Laufeld (/de/) is an Ortsgemeinde – a municipality belonging to a Verbandsgemeinde, a kind of collective municipality – in the Bernkastel-Wittlich district in Rhineland-Palatinate, Germany.

== Geography ==

The municipality lies in the Eifel and belongs to the Verbandsgemeinde Wittlich-Land.

== History ==
The “Laufeld Culture” (Hallstatt times, about 700 BC) took its name from a great burying ground that had been found near Laufeld.

In 1344, King John of Luxembourg acquired from the Abbey of Echternach the Hof Laufeld (“Laufeld Estate”). Shortly thereafter, this ended up in the ownership of the Counts of Manderscheid. Beginning in 1794, Laufeld lay under French rule. In 1814 it was assigned to the Kingdom of Prussia at the Congress of Vienna. Since 1947, it has been part of the then newly founded state of Rhineland-Palatinate.

== Politics ==

=== Municipal council ===
The council is made up of 12 council members, who were elected by majority vote at the municipal election held on 7 June 2009, and the honorary mayor as chairman.

=== Coat of arms ===
The German blazon reads: Über goldenem Schildfuß mit rotem Sparrenbalken gespalten, vorn in Blau ein silberner Kirchturm mit schwarzem Dach, hinten in Silber ein rotes Lilienkreuz.

The municipality's arms might in English heraldic language be described thus: Per pale azure a churchtower argent with conical roof, door and two windows in pale sable and argent a cross flory gules, in a base Or a fess dancetty of the fourth.

The three charges all come from Laufeld's history.

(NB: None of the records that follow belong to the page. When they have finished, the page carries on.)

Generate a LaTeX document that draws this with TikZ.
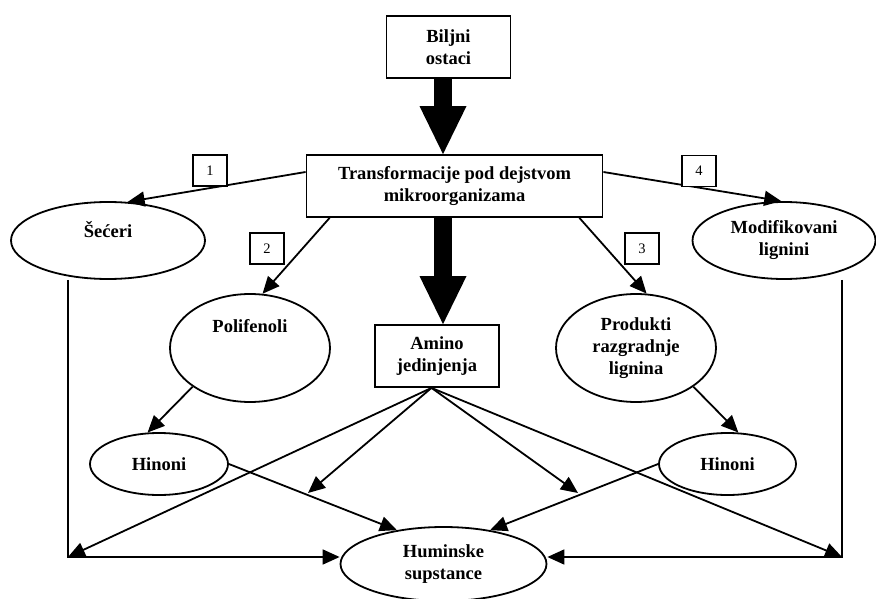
\documentclass[tikz,border=0pt]{standalone}
\usepackage{fontspec}
\setmainfont{Liberation Serif}
\usetikzlibrary{arrows.meta, shapes.geometric}

\begin{document}
\begin{tikzpicture}[x=1pt, y=-1pt, line width=1.8pt,
    >={Triangle[length=17pt, width=15pt]},
    every node/.style={font=\bfseries\fontsize{18.5}{22}\selectfont, align=center, inner sep=0pt},
    box/.style={draw, rectangle},
    oval/.style={draw, ellipse},
    numbox/.style={draw, fill=white, rectangle, minimum width=34pt, minimum height=31pt, font=\fontsize{14.5}{17}\selectfont},
    fatarrow/.style={line width=18pt, -{Triangle[length=48pt, width=47pt, line width=0pt]}}]
    \useasboundingbox (0,0) rectangle (876,599);

    % boxes
    \node[box, minimum width=124pt, minimum height=62pt] (bilj) at (448.5,47) {Biljni\\ostaci};
    \node[box, minimum width=296pt, minimum height=62pt] (trans) at (454.5,186) {Transformacije pod dejstvom\\mikroorganizama};
    \node[box, minimum width=124pt, minimum height=62pt] (amino) at (437,356) {Amino\\jedinjenja};

    % ellipses
    \node[oval, minimum width=194pt, minimum height=77pt] (sec) at (108,240.5) {Šećeri\\~};
    \node[oval, minimum width=160pt, minimum height=108pt] (poli) at (250,348) {Polifenoli\\~\\~};
    \node[oval, minimum width=160pt, minimum height=108pt] (prod) at (636,348) {Produkti\\razgradnje\\lignina};
    \node[oval, minimum width=183pt, minimum height=77pt] (modi) at (784,240.5) {Modifikovani\\lignini};
    \node[oval, minimum width=138pt, minimum height=62pt] (hin1) at (159,464) {Hinoni};
    \node[oval, minimum width=137pt, minimum height=62pt] (hin2) at (727.5,464) {Hinoni};
    \node[oval, minimum width=206pt, minimum height=74pt] (hum) at (443.5,564) {Huminske\\supstance};

    % fat arrows
    \coordinate (f1) at ([xshift=-5.5pt]bilj.south);
    \draw[fatarrow] (f1) -- (f1 |- trans.north);
    \draw[fatarrow] (f1 |- trans.south) -- (f1 |- amino.north);

    \coordinate (am) at ([xshift=-5.5pt]amino.south);
    \coordinate (cl) at (68,557);
    \coordinate (cr) at (842,557);
    \coordinate (a1) at (308,493);
    \coordinate (a2) at (578,493);

    % thin arrows
    \draw[->] ([yshift=14pt]trans.west) -- (sec.63);
    \draw[->] ([xshift=24pt]trans.south west) -- (poli.77);
    \draw[->] ([xshift=-24pt]trans.south east) -- (prod.79);
    \draw[->] ([yshift=14pt]trans.east) -- (modi.94);
    \draw[->] (poli.214) -- (hin1.110);
    \draw[->] (prod.326) -- (hin2.71);
    \draw[->] (hin1.east) -- (hum.144);
    \draw[->] (hin2.west) -- (hum.36);
    \draw[->] (am) -- (a1);
    \draw[->] (am) -- (a2);
    \draw[->] (am) -- (cl);
    \draw[->] (am) -- (cr);
    \draw[->] (cl |- sec.south) -- (cl) -- (cl -| hum.west);
    \draw[->] (cr |- modi.south) -- (cr) -- (cr -| hum.east);

    % numbers
    \node[numbox] (n1) at (210,170.5) {1};
    \node[numbox] (n2) at (267,248.5) {2};
    \node[numbox] (n3) at (642,248.5) {3};
    \node[numbox] (n4) at (699,171) {4};
\end{tikzpicture}
\end{document}
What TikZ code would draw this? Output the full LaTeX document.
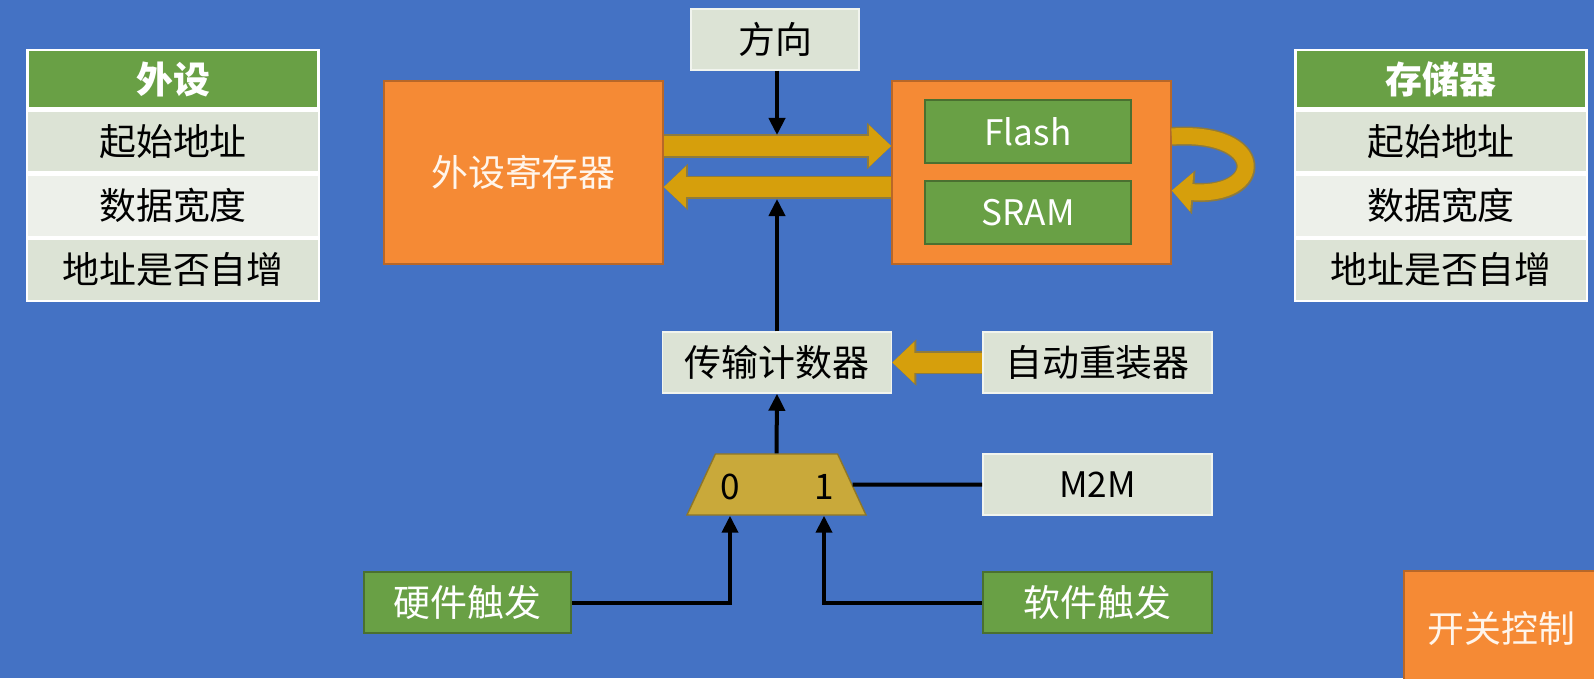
\documentclass[tikz,border=0pt]{standalone}
\usepackage{fontspec}
\setmainfont{Noto Sans CJK SC}
\usepackage{tikz}
\usetikzlibrary{arrows.meta,positioning,shapes.geometric}
\definecolor{dmaBlue}{HTML}{4472C4}
\definecolor{dmaOrange}{HTML}{F58A35}
\definecolor{dmaGreen}{HTML}{69A045}
\definecolor{dmaLight}{HTML}{DCE3D5}
\definecolor{dmaPale}{HTML}{EDF0EA}
\definecolor{dmaBus}{HTML}{D69F0C}
\definecolor{dmaBusEdge}{HTML}{8E7B3E}
\definecolor{dmaMux}{HTML}{C9A93A}

\begin{document}
\begin{tikzpicture}[x=0.01cm,y=-0.01cm,font=\fontsize{10.5pt}{12pt}\selectfont,
  lbox/.style={draw=white!60!dmaLight,fill=dmaLight,minimum width=2.29cm,
               minimum height=0.61cm,inner sep=0pt},
  gbox/.style={draw=dmaGreen!70!black,fill=dmaGreen,text=white,
               minimum width=2.07cm,minimum height=0.61cm,inner sep=0pt},
  obox/.style={draw=dmaOrange!75!black,fill=dmaOrange,text=white!92!orange,
               inner sep=0pt},
  thead/.style={fill=dmaGreen,draw=white,line width=0.8pt,text=white,
                font=\fontsize{10.5pt}{12pt}\selectfont\bfseries,
                minimum width=2.91cm,minimum height=0.58cm,inner sep=0pt},
  trow/.style={draw=white,line width=0.6pt,minimum width=2.91cm,
               minimum height=0.62cm,inner sep=0pt},
  latin/.style={font=\fontsize{10pt}{12pt}\selectfont},
  sig/.style={line width=0.04cm,-{Triangle[length=0.17cm,width=0.16cm]}},
  bus/.style={draw=dmaBus,line width=0.2cm,-{Triangle[length=0.22cm,width=0.4cm]},
              preaction={draw=dmaBusEdge,line width=0.23cm,
                         -{Triangle[length=0.24cm,width=0.45cm]}}},
  loopbus/.style={draw=dmaBus,line width=0.16cm,-{Triangle[length=0.2cm,width=0.38cm]},
              preaction={draw=dmaBusEdge,line width=0.19cm,
                         -{Triangle[length=0.22cm,width=0.43cm]}}}]

  \path[use as bounding box,fill=dmaBlue] (0,0) rectangle (1594,678);

  % left and right attribute tables
  \node[thead] (per) at (173,79) {外设};
  \node[trow,fill=dmaLight,below=0pt of per] (per1) {起始地址};
  \node[trow,fill=dmaPale,below=0pt of per1] (per2) {数据宽度};
  \node[trow,fill=dmaLight,below=0pt of per2] (per3) {地址是否自增};

  \node[thead] (memt) at (1441,79) {存储器};
  \node[trow,fill=dmaLight,below=0pt of memt] (memt1) {起始地址};
  \node[trow,fill=dmaPale,below=0pt of memt1] (memt2) {数据宽度};
  \node[trow,fill=dmaLight,below=0pt of memt2] (memt3) {地址是否自增};

  % data path
  \node[lbox,minimum width=1.68cm] (dir) at (775,39.5) {方向};
  \node[obox,minimum width=2.79cm,minimum height=1.83cm] (reg) at (523.5,172.5) {外设寄存器};
  \node[obox,minimum width=2.79cm,minimum height=1.83cm] (mem) at (1031.5,172.5) {};
  \node[gbox,latin,minimum width=2.06cm,minimum height=0.63cm] (flash) at (1028,131.5) {Flash};
  \node[gbox,latin,minimum width=2.06cm,minimum height=0.63cm] (sram) at (1028,212.5) {SRAM};

  \node[lbox] (cnt) at (777,362.5) {传输计数器};
  \node[lbox] (reload) at (1097.5,362.5) {自动重装器};
  \node[lbox,latin] (m2m) at (1097.5,484.5) {M2M};

  \node[trapezium,trapezium angle=79,trapezium stretches=true,fill=dmaMux,
        draw=dmaMux!70!black,minimum width=1.79cm,minimum height=0.61cm,
        inner sep=2pt] (mux) at (776.5,484.5) {\phantom{0}};
  \node[latin] (sel0) at (730,487) {0};
  \node[latin] (sel1) at (824,487) {1};

  \node[gbox] (hw) at (467.5,602.5) {硬件触发};
  \node[gbox,minimum width=2.29cm] (sw) at (1097.5,602.5) {软件触发};
  \node[obox,minimum width=1.95cm,minimum height=1.15cm] (en) at (1501.5,628.5) {开关控制};

  % connectors
  \draw[bus] ([yshift=0.265cm]reg.east) -- ([yshift=0.265cm]mem.west);
  \draw[bus] ([yshift=-0.145cm]mem.west) -- ([yshift=-0.145cm]reg.east);
  \draw[bus] (reload.west) -- (cnt.east);
  \draw[loopbus] ([yshift=0.36cm]mem.east) .. controls (1268,130) and (1266,198)
                 .. ([yshift=-0.18cm]mem.east);

  \coordinate (dirend) at (777,135);
  \coordinate (cntend) at (777,199);
  \draw[sig] (dir.south -| dirend) -- (dirend);
  \draw[sig] (cnt.north) -- (cntend);
  \draw[sig] (mux.north) -- (cnt.south);
  \draw[line width=0.04cm] (m2m.west) -- (mux.east);
  \draw[sig] (hw.east) -| (sel0 |- mux.south);
  \draw[sig] (sw.west) -| (sel1 |- mux.south);
\end{tikzpicture}
\end{document}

The churchtower on the dexter (armsbearer's right, viewer's left) side was part of the only parish church in the County of Manderscheid, and was important as a defensive structure as well. Given its importance, it has found its way into the municipality's arms. The cross with lilylike ends to its arms (“cross flory”) on the sinister (armsbearer's left, viewer's right) side was an heraldic charge borne by the Abbey of Echternach, once the village's landlord in the Middle Ages. The zigzag stripe (“fess dancetty”) in the escutcheon’s base was the heraldic device borne by the Counts of Manderscheid, who held sway here from the 14th century until the French Revolution.

With approval from the Regierungsbezirk government in Trier on 2 May 1983, Laufeld was granted the right to bear its own arms.

== Culture and sightseeing ==
Worth seeing in Laufeld is the Doll and Toy Museum (Puppen- und Spielzeugmuseum). On display are dolls and playthings from the last 100 years as well as everyday objects from the 1950s.

The Laufeld educational nature path teaches about the forest ecosystem.

== Economy and infrastructure ==
Laufeld is a state-recognized recreational municipality (Erholungsort).

There are two commercial areas with 20 firms and more than 500 jobs.

To the east runs the Autobahn A 1.

=== Education ===
In Laufeld there is one primary school.